Confession. I’m a Manchester City fan. Another confession. Kevin De Bruyne is my favourite player. In 30 years of journalism, I’ve never interviewed a City player. Don’t meet your heroes, they say. The whole thing is discombobulating. De Bruyne – one of the world’s great players – has agreed to a rare interview. But there’s a caveat. If you talk to me, he says, you also talk to my wife, my kids, you do it at our home and you get to know us all. Usually, it’s the opposite – you don’t talk to my family, you don’t come to my home, it’s all about the work rather than the private life. Strange.


We meet a few weeks before the start of the World Cup. He’s beginning to think about it. But in typical De Bruyne fashion he dispenses with diplomacy and tells it as it is. No, he’s not happy about it being in Qatar. Yes, it is a distraction from the Premier League. No, he doesn’t think Belgium have much chance of winning.
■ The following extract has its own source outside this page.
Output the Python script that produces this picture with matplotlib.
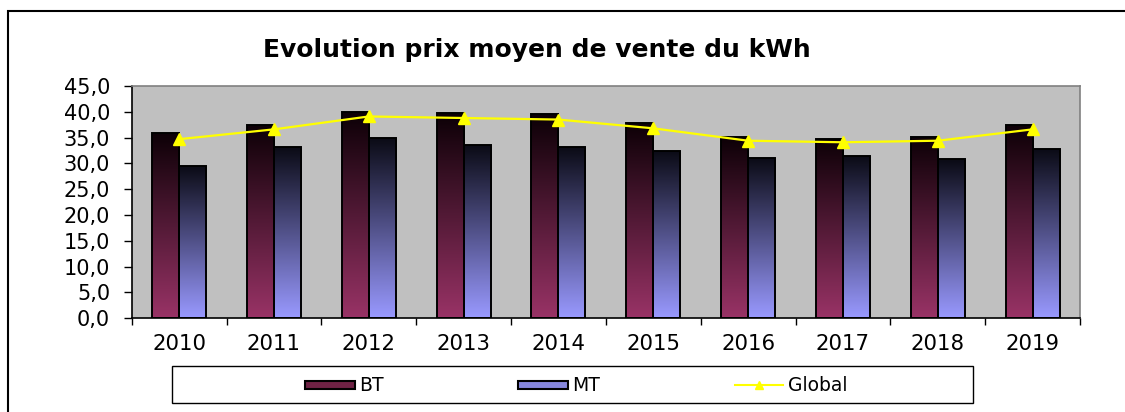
import numpy as np
import matplotlib
matplotlib.use("Agg")
import matplotlib.pyplot as plt
from matplotlib.colors import LinearSegmentedColormap
from matplotlib.patches import Rectangle
from matplotlib.lines import Line2D

plt.rcParams['font.family'] = ['DejaVu Sans']

# data
years = ['2010', '2011', '2012', '2013', '2014', '2015', '2016', '2017', '2018', '2019']
bt = [35.9, 37.5, 39.9, 39.7, 39.5, 37.9, 35.2, 34.7, 35.2, 37.5]
mt = [29.5, 33.2, 35.0, 33.6, 33.2, 32.4, 31.0, 31.4, 30.8, 32.8]
glob = [34.7, 36.6, 39.1, 38.8, 38.5, 36.8, 34.4, 34.1, 34.4, 36.6]

W, H = 1125, 412
fig = plt.figure(figsize=(W / 100, H / 100), dpi=100)
ax = fig.add_axes([131.7 / W, 1 - 318.3 / H, (1080 - 131.7) / W, (318.3 - 86) / H])
ax.set_facecolor('#c0c0c0')

x = np.arange(len(years))
bw = 0.285

bt_cmap = LinearSegmentedColormap.from_list('bt', ['#993366', '#0c0006'])
mt_cmap = LinearSegmentedColormap.from_list('mt', ['#9999ff', '#0a0a14'])
grad = np.linspace(0, 1, 256).reshape(-1, 1)


def gradient_bars(xs, vals, cmap):
    bars = ax.bar(xs, vals, width=bw, align='edge', facecolor='none',
                  edgecolor='black', linewidth=1.4, zorder=3)
    for b in bars:
        x0, y0 = b.get_x(), b.get_y()
        im = ax.imshow(grad, extent=(x0, x0 + b.get_width(), y0, y0 + b.get_height()),
                       origin='lower', cmap=cmap, aspect='auto', zorder=2)
        im.set_clip_path(b)
    return bars


gradient_bars(x - bw, bt, bt_cmap)
gradient_bars(x, mt, mt_cmap)
ax.plot(x, glob, color='#ffff00', lw=1.6, marker='^', markersize=8.5,
        markeredgecolor='#ffff00', zorder=4)

ax.set_xlim(-0.5, len(years) - 0.5)
ax.set_ylim(0, 45)
yt = np.arange(0, 46, 5)
ax.set_yticks(yt)
ax.set_yticklabels([f'{v:.1f}'.replace('.', ',') for v in yt], fontsize=15)
ax.tick_params(axis='y', direction='out', length=5.5, width=1, pad=10)

ax.set_xticks(np.arange(-0.5, len(years), 1))
ax.set_xticklabels([])
ax.set_xticks(x, minor=True)
ax.set_xticklabels(years, minor=True, fontsize=15.3)
ax.tick_params(axis='x', which='major', direction='out', length=5, width=1)
ax.tick_params(axis='x', which='minor', length=0, pad=11.5)

for s in ['top', 'right']:
    ax.spines[s].set_color('#808080')
    ax.spines[s].set_linewidth(1.2)
for s in ['left', 'bottom']:
    ax.spines[s].set_color('black')
    ax.spines[s].set_linewidth(1.2)

# title
fig.text(536.5 / W, 1 - 57.3 / H, 'Evolution prix moyen de vente du kWh',
         ha='center', va='baseline', fontsize=18, fontweight='bold')

# outer frame
fig.add_artist(Rectangle((8 / W, -0.2), 1.2, 1.2 - 11 / H, transform=fig.transFigure,
                         fill=False, edgecolor='black', lw=1.5))

# legend
ly = 1 - 385 / H
base = 1 - 391 / H
fig.add_artist(Rectangle((172 / W, 1 - 403 / H), (973 - 172) / W, (403 - 365.7) / H,
                         transform=fig.transFigure, fill=False, edgecolor='black', lw=1))
ph = 8 / H
fig.add_artist(Rectangle((305 / W, ly - ph / 2), 50 / W, ph, transform=fig.transFigure,
                         facecolor='#6e2244', edgecolor='black', lw=1.5))
fig.text(359 / W, base, 'BT', ha='left', va='baseline', fontsize=13.5)
fig.add_artist(Rectangle((518 / W, ly - ph / 2), 50 / W, ph, transform=fig.transFigure,
                         facecolor='#8686dc', edgecolor='black', lw=1.5))
fig.text(572 / W, base, 'MT', ha='left', va='baseline', fontsize=13.5)
fig.add_artist(Line2D([735 / W, 783 / W], [ly, ly], transform=fig.transFigure,
                      color='#ffff00', lw=1.5))
fig.add_artist(Line2D([759 / W], [ly], transform=fig.transFigure, color='#ffff00',
                      marker='^', markersize=6, linestyle='none'))
fig.text(788 / W, base, 'Global', ha='left', va='baseline', fontsize=13.5)

fig.savefig('out.png', dpi=100)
Now he’s out there hoping to prove himself wrong.


At his best on the pitch, virtually everything is channelled through him. Often he will start a move by winning the ball and running with it in the same movement. Though he plays in the centre, he sets up goals by overlapping on the wing to put in crosses of such pace, swerve and accuracy that they are impossible to defend. And while goal-scoring isn’t his main thing (he prefers to assist), last season, when he scored four goals against Wolves, commentator Alistair Mann quivered: “Kevin, stop it! I’m running out of superlatives for you!”
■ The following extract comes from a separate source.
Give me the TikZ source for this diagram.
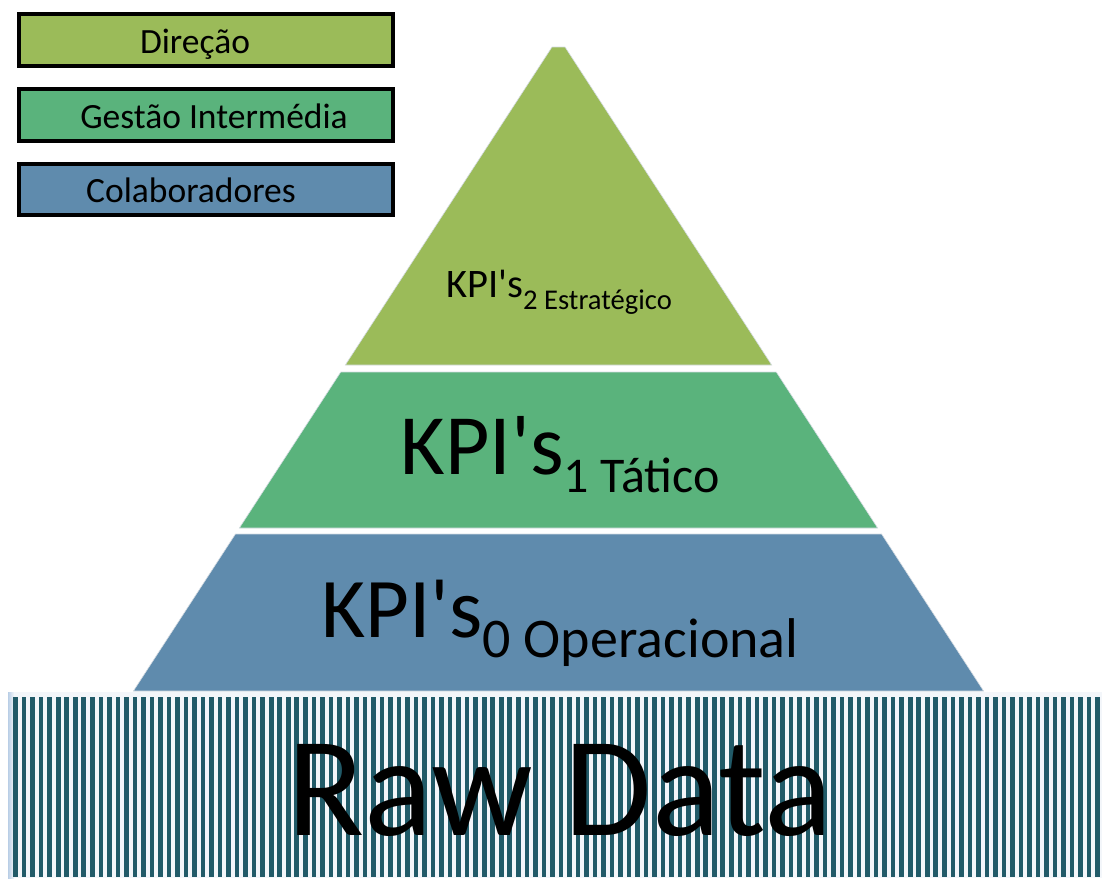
\documentclass[tikz,border=0pt]{standalone}
\usepackage{fontspec}
\newfontfamily\cfont{Carlito}
\definecolor{topgreen}{HTML}{9BBB59}
\definecolor{midgreen}{HTML}{5AB37C}
\definecolor{tierblue}{HTML}{5F8BAD}
\definecolor{stripe}{HTML}{215A68}
\definecolor{bandbg}{HTML}{F3F6FA}
\definecolor{bandedge}{HTML}{B9CEE6}
\definecolor{tieredge}{HTML}{D5DCE3}
\tikzset{
  tier/.style={draw=tieredge, line width=0.6pt},
  legbox/.style={draw=black, line width=4pt, rectangle, inner sep=0pt},
  legtext/.style={font=\cfont\fontsize{35.5}{35.5}\selectfont, inner sep=0pt, anchor=base, text=black},
  kpitext/.style={inner sep=0pt, anchor=base, text=black},
  stripebar/.style={fill=stripe, draw=none}
}
\begin{document}
\begin{tikzpicture}[x=1pt,y=-1pt]
\useasboundingbox (0,0) rectangle (1102,878);
% raw data band
\fill[bandbg] (8,692) rectangle (1102,878);
\shade[left color=bandedge, right color=bandbg] (8,692) rectangle (14,878);
\foreach \i in {0,...,127}{
  \fill[stripebar] ({13.3+8.52*\i},697) rectangle ++(4.6,180);
}
\node[kpitext, font=\cfont\fontsize{142}{142}\selectfont] (raw) at (560,835) {Raw Data};
% pyramid tiers
\filldraw[tier, fill=topgreen] (552,47) -- (565,47) -- (771.7,365) -- (345.3,365) -- cycle;
\filldraw[tier, fill=midgreen] (340.75,372) -- (776.25,372) -- (877.65,528) -- (239.35,528) -- cycle;
\filldraw[tier, fill=tierblue] (235.45,534) -- (881.55,534) -- (983.6,691) -- (133.4,691) -- cycle;
% tier labels
\node[kpitext, font=\cfont\fontsize{40.5}{40.5}\selectfont] (k2) at (559,297)
  {KPI's\raisebox{-12pt}{\fontsize{28.6}{28.6}\selectfont 2 Estratégico}};
\node[kpitext, font=\cfont\fontsize{86}{86}\selectfont] (k1) at (560,474)
  {KPI's\raisebox{-18pt}{\fontsize{50}{50}\selectfont 1 Tático}};
\node[kpitext, font=\cfont\fontsize{85}{85}\selectfont] (k0) at (560,637)
  {KPI's\raisebox{-20pt}{\fontsize{56}{56}\selectfont 0 Operacional}};
% legend
\node[legbox, fill=topgreen, minimum width=374pt, minimum height=52pt] (l1) at (206,40) {};
\node[legbox, fill=midgreen, minimum width=374pt, minimum height=52pt] (l2) at (206,115) {};
\node[legbox, fill=tierblue, minimum width=374pt, minimum height=51pt] (l3) at (206,189.5) {};
\node[legtext] (t1) at (195,53) {Direção};
\node[legtext] (t2) at (214,128) {Gestão Intermédia};
\node[legtext] (t3) at (191,202) {Colaboradores};
\end{tikzpicture}
\end{document}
In 2020, De Bruyne became the first City men’s player to win the prestigious PFA Player of the Year, and won it again the following season. In September, he was named the world’s best passer in the video game Fifa 23. Earlier this month, the game Football Manager 2023 ranked him the greatest player in the world.


De Bruyne doesn’t run with the football pack. We never see him out getting into trouble. In fact, we pretty much never see him. Which makes today even stranger. But it also makes a kind of sense. “Away from football, it’s all about family,” he says. “This is my life.”
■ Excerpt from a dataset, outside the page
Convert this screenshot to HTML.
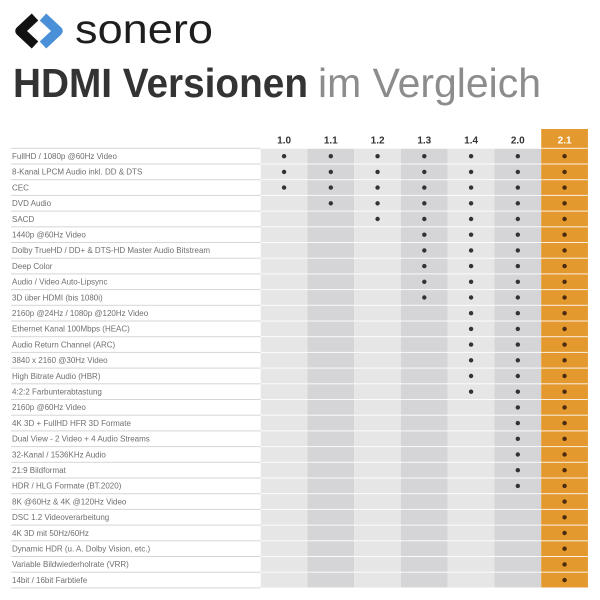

Does he think he gets paid too much? “No. I compare it to a singer at a concert and 60,000 people come. I look at it logically. There are millions of people watching the football on TV, there’s 60,000 watching the games, the income of a club is £500-£600m. Yeah, it’s a lot of money, but is it too much? If the club can afford it, it’s not too much. It’s not a popular answer, but that’s how I see it.”


How hard is it for them to relate to people struggling with the cost of living crisis? “We are really close to our family and friends, and most of them have normal jobs, so we know the struggles,” Lacroix says.


She looks at De Bruyne and asks him to translate an expression. “We stay with our feet on the ground,” he says. “It’s easier for us to understand, but it will be harder for the kids because they’re used to a certain lifestyle. They go to a private school and there are people from similar backgrounds. They understand when we go to see our families it’s different types of houses and another lifestyle.” It worries him: “We’ll try, but it cannot be the same as when we grew up. It’s not possible.”